Anna Warren, 17, Balfron High School

“My main aim is to get the government to listen. I feel we are excluded from decision-making. We are asking the government to stick with what they have agreed to do, and help us save our future.”

Ruby, 9, Perthshire

“I’ve been coming with my brother Dougie every fortnight since January 11 when we were the first here. The climate strike may seem like just sitting outside the parliament getting cold, but the point is that we are really doing that for the environment, so hopefully we’ll have a clean green future. If we do it by 2030, which is what we’re aiming for, that will mean we’ve not run out of time. But if we start after we will be in danger of having a bad planet.

Climate change is almost like a big greenhouse around the planet and it’s keeping all the warmth in. The people who cause it least are poor people. The coal burners and people who sell coal are the worst. I think maybe it would be good if it could be illegal to sell coal and fossil fuels.

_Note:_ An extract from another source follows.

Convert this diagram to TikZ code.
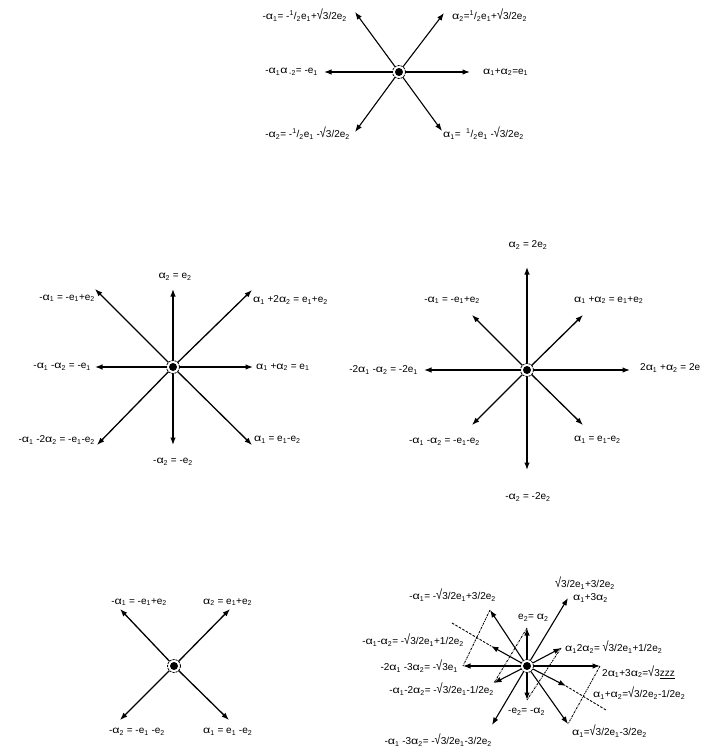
\documentclass[tikz,border=0pt]{standalone}
\usepackage{fontspec}
\setmainfont{Liberation Sans}
\usetikzlibrary{arrows.meta}
\newcommand\myAl{\scalebox{1.25}[1]{α}}
\newcommand\myA[1]{\myAl\textsubscript{#1}}
\newcommand\myE[1]{e\textsubscript{#1}}
\newcommand\myH{\textsuperscript{1}/\textsubscript{2}}
\newcommand\mySq{\scalebox{1.1}[1.35]{√}}
\begin{document}
\begin{tikzpicture}[x=1pt,y=-1pt,
  root/.style={-{Latex[length=7.5pt,width=5.5pt]}, line width=1.3pt},
  lbl/.style={font=\fontsize{10}{12}\selectfont, inner sep=0pt},
  ctr/.style={circle, draw, dashed, dash pattern=on 2.2pt off 1pt, fill=white, line width=0.8pt, minimum size=13pt, inner sep=0pt},
  dotl/.style={line width=0.9pt, dash pattern=on 2pt off 1pt on 0.7pt off 1pt},
  extl/.style={line width=0.9pt, dash pattern=on 2.5pt off 1.5pt}]
\useasboundingbox (0,0) rectangle (705,748);

% ---------- A2 ----------
\coordinate (a) at (399,72);
\coordinate (aR) at (470,72);
\coordinate (aL) at (324,72);
\coordinate (aUL) at (355,12);
\coordinate (aUR) at (444,13);
\coordinate (aDL) at (355,132);
\coordinate (aDR) at (442,131);
\foreach \t in {aR,aL,aUL,aUR,aDL,aDR} \draw[root, line width=1.1pt] (a) -- (\t);
\node[ctr] (an) at (a) {};
\fill (an.center) circle (4pt);
\node[lbl, anchor=east] (la1) at (347,15) {-\myA{1}= -\myH\myE{1}+\mySq3/2\myE{2}};
\node[lbl, anchor=west] (la2) at (452,15) {\myA{2}=\myH\myE{1}+\mySq3/2\myE{2}};
\node[lbl, anchor=east] (la3) at (318,72) {-\myA{1}\myAl\,\textsubscript{-2}= -\myE{1}};
\node[lbl, anchor=west] (la4) at (483,72) {\myA{1}+\myA{2}=\myE{1}};
\node[lbl, anchor=east] (la5) at (350,133) {-\myA{2}= -\myH\myE{1} -\mySq3/2\myE{2}};
\node[lbl, anchor=west] (la6) at (443,133) {\myA{1}=~ \myH\myE{1} -\mySq3/2\myE{2}};

% ---------- B2 ----------
\coordinate (b) at (173,367);
\coordinate (bU) at (173,289);
\coordinate (bD) at (173,445);
\coordinate (bR) at (253,367);
\coordinate (bL) at (95,367);
\coordinate (bUL) at (95,289);
\coordinate (bUR) at (252,290);
\coordinate (bDL) at (97,445);
\coordinate (bDR) at (252,445);
\foreach \t in {bU,bD,bR,bL,bUL,bUR,bDL,bDR} \draw[root] (b) -- (\t);
\node[ctr] (bn) at (b) {};
\fill (bn.center) circle (4pt);
\node[lbl] (lb1) at (175,277) {\myA{2} = \myE{2}};
\node[lbl, anchor=east] (lb2) at (95,298) {-\myA{1} = -\myE{1}+\myE{2}};
\node[lbl, anchor=west] (lb3) at (253,300) {\myA{1} +2\myA{2} = \myE{1}+\myE{2}};
\node[lbl, anchor=east] (lb4) at (91,367) {-\myA{1} -\myA{2} = -\myE{1}};
\node[lbl, anchor=west] (lb5) at (256,367) {\myA{1} +\myA{2} = \myE{1}};
\node[lbl, anchor=east] (lb6) at (95,440) {-\myA{1} -2\myA{2} = -\myE{1}-\myE{2}};
\node[lbl, anchor=west] (lb7) at (254,440) {\myA{1} = \myE{1}-\myE{2}};
\node[lbl] (lb8) at (173,462) {-\myA{2} = -\myE{2}};

% ---------- C2 ----------
\coordinate (c) at (527,370);
\coordinate (cU) at (527,267);
\coordinate (cD) at (527,470);
\coordinate (cR) at (630,370);
\coordinate (cL) at (424,370);
\coordinate (cUL) at (472,315);
\coordinate (cUR) at (583,315);
\coordinate (cDL) at (472,425);
\coordinate (cDR) at (583,425);
\foreach \t in {cU,cD,cR,cL,cUL,cUR,cDL,cDR} \draw[root] (c) -- (\t);
\node[ctr] (cn) at (c) {};
\fill (cn.center) circle (4pt);
\node[lbl] (lc1) at (528,245) {\myA{2} = 2\myE{2}};
\node[lbl, anchor=east] (lc2) at (480,300) {-\myA{1} = -\myE{1}+\myE{2}};
\node[lbl, anchor=west] (lc3) at (574,300) {\myA{1} +\myA{2} = \myE{1}+\myE{2}};
\node[lbl, anchor=east] (lc4) at (418,370) {-2\myA{1} -\myA{2} = -2\myE{1}};
\node[lbl, anchor=west] (lc5) at (640,368) {2\myA{1} +\myA{2} = 2e};
\node[lbl, anchor=east] (lc6) at (480,442) {-\myA{1} -\myA{2} = -\myE{1}-\myE{2}};
\node[lbl, anchor=west] (lc7) at (574,440) {\myA{1} = \myE{1}-\myE{2}};
\node[lbl] (lc8) at (528,497) {-\myA{2} = -2\myE{2}};

% ---------- A1 x A1 ----------
\coordinate (d) at (174,666);
\coordinate (dUL) at (120,609);
\coordinate (dUR) at (230,609);
\coordinate (dDL) at (120,720);
\coordinate (dDR) at (229,720);
\foreach \t in {dUL,dUR,dDL,dDR} \draw[root] (d) -- (\t);
\node[ctr] (dn) at (d) {};
\fill (dn.center) circle (4pt);
\node[lbl, anchor=east] (ld1) at (167,602) {-\myA{1} = -\myE{1}+\myE{2}};
\node[lbl, anchor=west] (ld2) at (203,602) {\myA{2} = \myE{1}+\myE{2}};
\node[lbl, anchor=east] (ld3) at (165,732) {-\myA{2} = -\myE{1} -\myE{2}};
\node[lbl, anchor=west] (ld4) at (203,732) {\myA{1} = \myE{1} -\myE{2}};

% ---------- G2 ----------
\coordinate (g) at (527,666);
\coordinate (gR) at (600,666);
\coordinate (gL) at (463,666);
\coordinate (gUR) at (568,598);
\coordinate (gUL) at (490,610);
\coordinate (gDR) at (568,724);
\coordinate (gDL) at (492,725);
\coordinate (gU) at (527,628);
\coordinate (gD) at (527,700);
\coordinate (gur) at (561,648);
\coordinate (gul) at (491,646);
\coordinate (gdl) at (494,683);
\coordinate (gdr) at (566,686);
\coordinate (gx1) at (452,623);
\coordinate (gx2) at (606,710);
\draw[dotl] (gUL) -- (gL);
\draw[dotl] (gU) -- (gdl);
\draw[dotl] (gur) -- (gD);
\draw[dotl] (gR) -- (gDR);
\draw[extl] (gx1) -- (gul);
\draw[extl] (gdr) -- (gx2);
\foreach \t in {gR,gL,gUR,gUL,gDR,gDL,gU,gD,gur,gul,gdl,gdr} \draw[root, line width=1.1pt] (g) -- (\t);
\node[ctr] (gn) at (g) {};
\fill (gn.center) circle (4pt);
\node[lbl, anchor=west] (lg1) at (555,583) {\mySq3/2\myE{1}+3/2\myE{2}};
\node[lbl, anchor=west] (lg2) at (573,598) {\myA{1}+3\myA{2}};
\node[lbl, anchor=east] (lg3) at (496,595) {-\myA{1}= -\mySq3/2\myE{1}+3/2\myE{2}};
\node[lbl, anchor=west] (lg4) at (518,618) {\myE{2}= \myA{2}};
\node[lbl, anchor=west] (lg5) at (565,647) {\myA{1}2\myA{2}= \mySq3/2\myE{1}+1/2\myE{2}};
\node[lbl, anchor=east] (lg6) at (464,640) {-\myA{1}-\myA{2}= -\mySq3/2\myE{1}+1/2\myE{2}};
\node[lbl, anchor=east] (lg7) at (458,666) {-2\myA{1} -3\myA{2}= -\mySq3\myE{1}};
\node[lbl, anchor=east] (lg8) at (494,689) {-\myA{1}-2\myA{2}= -\mySq3/2\myE{1}-1/2\myE{2}};
\node[lbl, anchor=east] (lg9) at (492,740) {-\myA{1} -3\myA{2}= -\mySq3/2\myE{1}-3/2\myE{2}};
\node[lbl, anchor=west] (lg10) at (508,712) {-\myE{2}= -\myA{2}};
\node[lbl, anchor=west] (lg11) at (602,672) {2\myA{1}+3\myA{2}=\mySq3\underline{zzz}};
\node[lbl, anchor=west] (lg12) at (593,693) {\myA{1}+\myA{2}=\mySq3/2\myE{2}-1/2\myE{2}};
\node[lbl, anchor=west] (lg13) at (572,731) {\myA{1}=\mySq3/2\myE{1}-3/2\myE{2}};
\end{tikzpicture}
\end{document}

I learned some of what I know about climate change from my mum, some of it from Greta, and lots of it from books. When I was four, I wrote a letter to the First Minister about what I thought about climate change, and I drew a polar bear on a bus, because the polar bears are the animals suffering, and buses are a better transport choice.

The biggest thing we could do is stop using coal completely by the time I’m 21, in 11 years. Most of the people who are ignoring climate change are the people who like to sell coal and like to burn coal. They ignore that and pretend it’s not happening, by going, ‘No, it’s not happening.’ So that then they can carry on with their job and not be kicked out or something.

I was partly inspired by my Papa, my grandfather, who was director of the World Wildlife Fund. He owned a farm so we would usually go for walks around there and he would say, look there’s a blue tit. I got a tree planted for me when I was one year old.

I’m a bit bothered about Brexit but this is the main thing, because we can’t stop climate change as easily as we can stop Brexit. We can stop Brexit just by saying right we don’t want it any more. But with climate change, we’ve got to work, work, work until it's fixed.”